» **Stated task**: Pick out each line in these entries that contains the string "this".

» **Given entries**:
========================================================================

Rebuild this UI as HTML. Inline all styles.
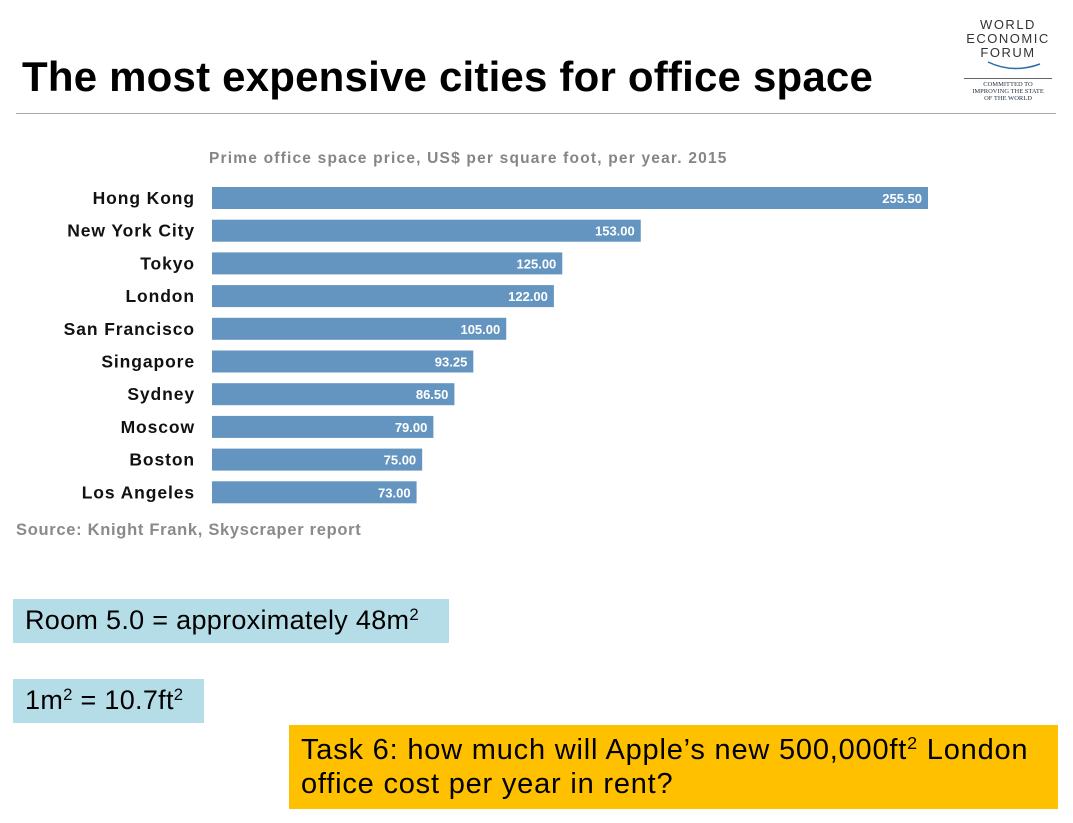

========================================================================

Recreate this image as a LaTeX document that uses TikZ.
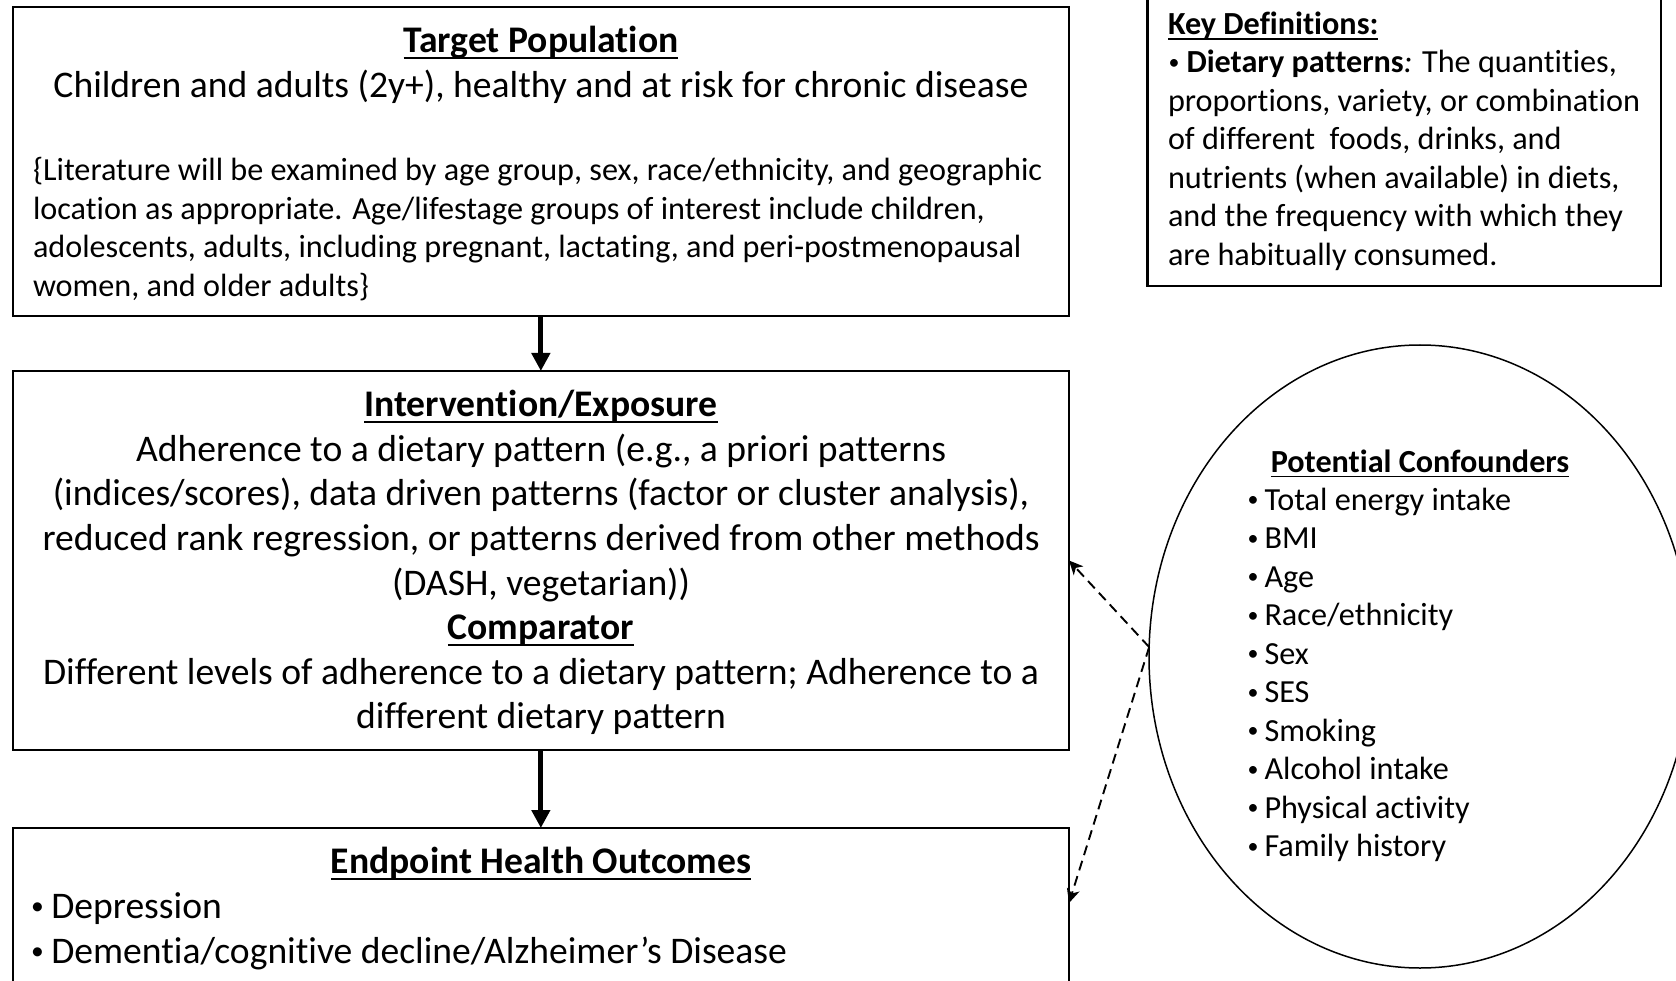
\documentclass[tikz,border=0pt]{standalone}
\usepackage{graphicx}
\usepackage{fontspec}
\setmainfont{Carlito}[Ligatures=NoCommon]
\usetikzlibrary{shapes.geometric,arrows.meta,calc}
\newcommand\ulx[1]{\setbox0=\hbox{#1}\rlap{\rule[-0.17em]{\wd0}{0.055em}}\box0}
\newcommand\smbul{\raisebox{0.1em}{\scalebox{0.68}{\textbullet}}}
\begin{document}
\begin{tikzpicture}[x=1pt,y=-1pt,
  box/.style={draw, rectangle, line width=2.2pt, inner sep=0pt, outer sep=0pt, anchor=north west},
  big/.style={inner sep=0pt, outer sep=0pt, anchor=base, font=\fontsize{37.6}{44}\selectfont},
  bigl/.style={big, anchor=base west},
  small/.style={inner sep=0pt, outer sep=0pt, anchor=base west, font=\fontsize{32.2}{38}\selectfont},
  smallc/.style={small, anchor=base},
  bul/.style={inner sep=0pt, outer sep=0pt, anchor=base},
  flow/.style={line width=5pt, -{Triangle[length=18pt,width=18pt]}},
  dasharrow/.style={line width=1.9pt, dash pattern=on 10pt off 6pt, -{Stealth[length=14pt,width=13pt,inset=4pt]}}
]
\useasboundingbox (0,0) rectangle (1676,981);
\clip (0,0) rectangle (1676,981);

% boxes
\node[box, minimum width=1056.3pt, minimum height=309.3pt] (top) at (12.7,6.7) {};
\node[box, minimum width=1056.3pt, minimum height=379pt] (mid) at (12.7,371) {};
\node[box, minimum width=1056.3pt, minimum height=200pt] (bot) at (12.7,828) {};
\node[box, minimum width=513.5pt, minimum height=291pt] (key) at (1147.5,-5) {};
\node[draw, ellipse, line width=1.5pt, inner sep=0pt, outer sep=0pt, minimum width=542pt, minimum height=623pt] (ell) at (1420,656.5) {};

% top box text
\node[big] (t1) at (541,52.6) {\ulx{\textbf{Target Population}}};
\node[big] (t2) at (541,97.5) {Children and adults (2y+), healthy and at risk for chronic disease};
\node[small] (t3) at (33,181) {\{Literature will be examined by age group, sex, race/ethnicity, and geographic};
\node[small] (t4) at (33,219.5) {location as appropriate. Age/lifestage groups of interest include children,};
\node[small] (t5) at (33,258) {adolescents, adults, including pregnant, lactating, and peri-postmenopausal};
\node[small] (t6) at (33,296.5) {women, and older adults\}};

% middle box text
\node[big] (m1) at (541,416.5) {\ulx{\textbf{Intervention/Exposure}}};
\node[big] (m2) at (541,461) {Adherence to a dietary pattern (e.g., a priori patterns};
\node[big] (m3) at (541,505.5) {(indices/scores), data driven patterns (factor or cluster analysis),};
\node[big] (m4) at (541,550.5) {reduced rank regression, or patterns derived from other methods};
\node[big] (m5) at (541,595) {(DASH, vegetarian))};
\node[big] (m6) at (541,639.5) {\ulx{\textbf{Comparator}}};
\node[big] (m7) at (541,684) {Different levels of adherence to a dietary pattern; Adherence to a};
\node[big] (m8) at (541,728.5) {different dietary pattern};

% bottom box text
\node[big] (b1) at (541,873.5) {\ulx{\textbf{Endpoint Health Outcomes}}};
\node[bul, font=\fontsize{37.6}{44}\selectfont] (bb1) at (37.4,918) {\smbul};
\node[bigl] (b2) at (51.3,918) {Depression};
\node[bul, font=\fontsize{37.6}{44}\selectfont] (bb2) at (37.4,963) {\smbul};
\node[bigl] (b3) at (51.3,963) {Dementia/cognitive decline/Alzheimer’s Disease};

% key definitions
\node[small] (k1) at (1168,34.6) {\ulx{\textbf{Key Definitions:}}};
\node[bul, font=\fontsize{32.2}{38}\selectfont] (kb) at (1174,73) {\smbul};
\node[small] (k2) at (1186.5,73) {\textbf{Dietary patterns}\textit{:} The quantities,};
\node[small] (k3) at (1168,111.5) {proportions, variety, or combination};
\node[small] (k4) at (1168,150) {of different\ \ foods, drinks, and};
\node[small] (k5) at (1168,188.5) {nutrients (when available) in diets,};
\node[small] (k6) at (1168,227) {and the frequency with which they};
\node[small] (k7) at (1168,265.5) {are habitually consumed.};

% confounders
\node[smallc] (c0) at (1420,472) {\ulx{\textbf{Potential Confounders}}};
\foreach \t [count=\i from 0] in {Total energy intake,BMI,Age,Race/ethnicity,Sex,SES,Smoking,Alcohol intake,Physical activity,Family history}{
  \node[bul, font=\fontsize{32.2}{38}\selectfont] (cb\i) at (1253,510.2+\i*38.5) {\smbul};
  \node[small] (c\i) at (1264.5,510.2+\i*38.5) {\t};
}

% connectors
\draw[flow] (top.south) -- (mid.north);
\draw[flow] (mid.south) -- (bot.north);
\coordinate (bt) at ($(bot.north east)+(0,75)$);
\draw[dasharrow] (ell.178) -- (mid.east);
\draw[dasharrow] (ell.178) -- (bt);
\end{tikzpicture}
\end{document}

========================================================================

» **Exercise answer**:
Rebuild this UI as HTML. Inline all styles.
Recreate this image as a LaTeX document that uses TikZ.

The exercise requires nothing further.